834m3r, the King James Bible did not get it wrong. Jesus, in verse 3 is the person to mention being "born again."
Other than sparing KJV blushes, I really don’t see much reason to defend its reading here. I still recall my own blushes having to explain to work colleagues that by ‘born again’ I did NOT mean reincarnation. With a few more years under my belt I can understand their obvious misunderstanding. But to try to cover in that pitfall lest others stumble in, I’ll cover matters a little more.
Had Nicodemus simply misunderstood
that phrase, his blushes might have been spared, but Jesus had used another phrase—γεννηθη ανωθεν; to add reincarnation to it you’d get ‘born again’; to add OT to it you’d get ‘born a new way, from above’. Nicodemus added the wrong background, Egypt instead of Sinai. That is why Jesus expanded (5-7). On this dialogue, of more UpToDate versions we can see the RSV scoring A+, the CEB A, the NRSV A-; the NABRE B+; the EOB B; the NET B-; the ISV C; the NCB D+; the KJV U+; the CJB U- (so
https://archive.org/details/the-words-gone-global-exploring-bible-versions-2017-231024/mode/1up pp197-8).
But since some rubbish out of court and unheard—usually on third-party hearsay—these more recent versions, let me go back a few years. The C16 English Versions being uncharted in the book above, I’ve just now checked them on Jhn.3:3,4,7 for what I’ll call the ABC sequence of ambiguity (3), gaffe (4), disambiguation (7). For to see a little deeper, it really does help to see that it was only Nicodemus who played the
born-again line, and that it is not Jesus’ meaning.
From the C16 I’d say that Geneva/Bishops/Reims were rubbish, all flattening out the wordplay (BBB). Slightly better the KJV by not having Nicodemus use exactly the same expression (B∅B). The best of the rest were Tyndale/Coverdale/Matthew, since they limited the ‘born again’ to the chump Nicodemus, and fed him from the start the ambiguity of ‘born anew’ (ABA). The Great, though it limited the ‘born again’ to the chump Nicodemus, from the start fed him the answer of ‘born from above’ (CBC). I have at least shown that Bible translation offered varied, of which the C17 KJV was but one voice.
To test Nicodemus, Jesus served up a purposely ambiguous
born anew. Smiling, Nicodemus returned a ‘you cannot be serious’

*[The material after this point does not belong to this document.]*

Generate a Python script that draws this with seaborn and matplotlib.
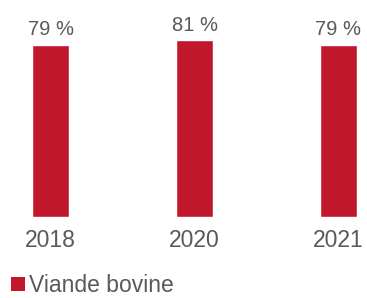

born again, to which Jesus volleyed with
spiritual birth you ninny. Game, set, and match. All good fun of course, and Nicodemus would remain an honest spectator until Yeshua, overcoming Death, proved himself God’s champion. Something like this would serve: [Jesus] Only those who are born
anew can see God’s kingdom. [Nicodemus] How can an old person be
born [again]? Surely they can’t re-enter their mother’s womb and be born
a second time? [Jesus] …Don’t be surprised that I said to you, “You must be born
from above.”
In short,
A (3) must allow the misunderstanding
B (4) but pan out as
C (7) or revert to A (3).
Anōthen is from
anō, has the primary meaning of ‘above’ (Jhn.3:31; 8:23; Ac.2:19), but could double for beginning/source (Ac.26:3). It’s a little like just saying, “born another”, which might mean “born another
of the same kind, ie again”, or “born another
of a different kind, eg spiritually”. That John captured this range of meaning underlines how even the leading rabbinic lights were fuzzy as to biblical prophecies of spiritual birth being a special feature of the messianic age. So, the term ‘born again’—a second birth of the same kind—was friendly Nicodemean wit, but wasn’t what Jesus had said and failed the test.
This is a crucial text on spiritual life. Evangelicalism, from eu-angelion, means Good Newsism, and
Born Again is its defining term. For some it’s a holy cow, some fundamentally differentiating between
Christians, and
Born Again Christians. The Nicodemean bit (4) in itself requires but a small change in expression (7). That done, change should go deeper. Nicodemus was being primed that though he was in God’s earthly kingdom, by human birth (1 Chr.28:5; Ex.19:6), not even ethnic Jews could be in God’s messianic kingdom, except by spiritual birth consequent to the cross. That would be the only kingdom that spiritually mattered.
Incidentally, for 1 Pt.1:23, from Tyndale through Bishops, all had ‘born anew’, until the Roman Catholic Rheims, which was followed here by the KJV—another KJV blush.